Christopher Wray testifies before the Senate Judiciary Committee on his nomination to be the director of the Federal Bureau of Investigation in the Dirksen Senate Office Building on Capitol Hill on July 12, 2017 in Washington,DC. / AFP PHOTO / Mandel NGAN

FBI Director Chris Wray said Tuesday the White House was given a full background security report in July on an aide to President Donald Trump who resigned only last week over domestic abuse allegations.

Wray’s comments to the Senate Intelligence Committee raised fresh questions about why Porter was able to continue working at Trump’s right hand, dealing with top secret materials with only an interim security clearance.

The White House is under fire for its handling of Porter, who was Trump’s staff secretary until being forced to step down when allegations he abused two former wives became public.

Top White House officials including Chief of Staff John Kelly have said they only learned of the claims against Porter when they were reported by the media on February 6.

But the FBI had interviewed both of Porter’s former wives last year as part of its background check for his security clearance.

Wray told the Senate Intelligence Committee that a preliminary clearance report was submitted in March last year, and a final report in July. A follow-up was made in November and the official file was closed in January.

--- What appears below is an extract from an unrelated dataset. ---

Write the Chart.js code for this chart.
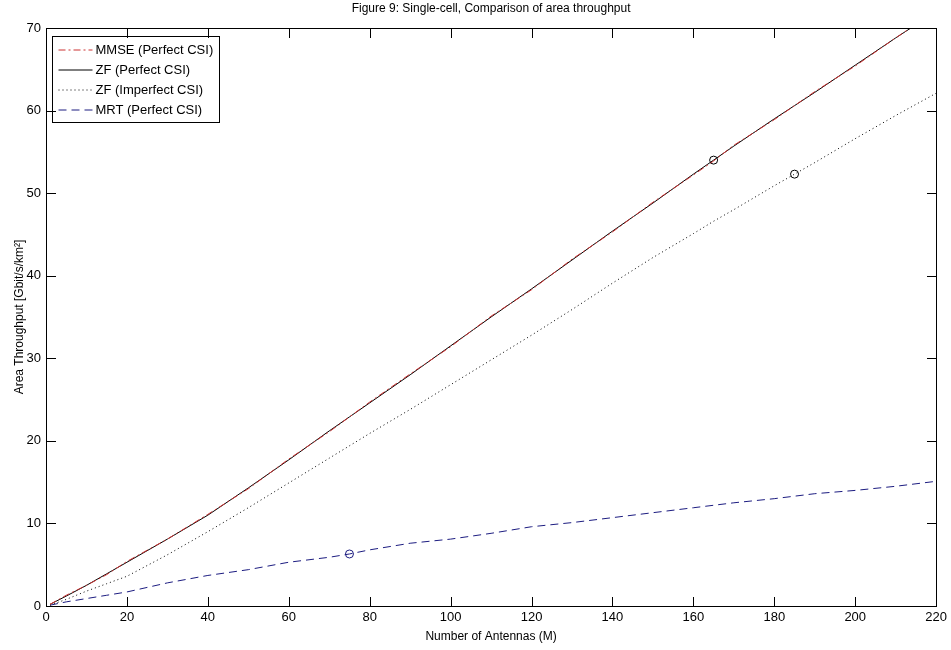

Yet White House spokesman Raj Shah said on Thursday, the day after Porter resigned, that his clearance process was still underway. “His background investigation was ongoing,” Shah said.

As staff secretary Porter handled some of the Oval Office’s most sensitive materials, which should have made his security clearance a priority after Trump took office in January 2017.

Some Democrats have said that Porter’s violent history could have made him a target of blackmail, and that he should not have held such a sensitive position.

Chief of Staff Kelly has struggled to explain why a close Trump aide with Porter’s background could have had the clearance to view top secret materials.

Director of National Intelligence Dan Coats said Tuesday that while preliminary security clearances are necessary sometimes, “access has to be limited in terms of the kinds of information they can be in a position to receive or not receive.”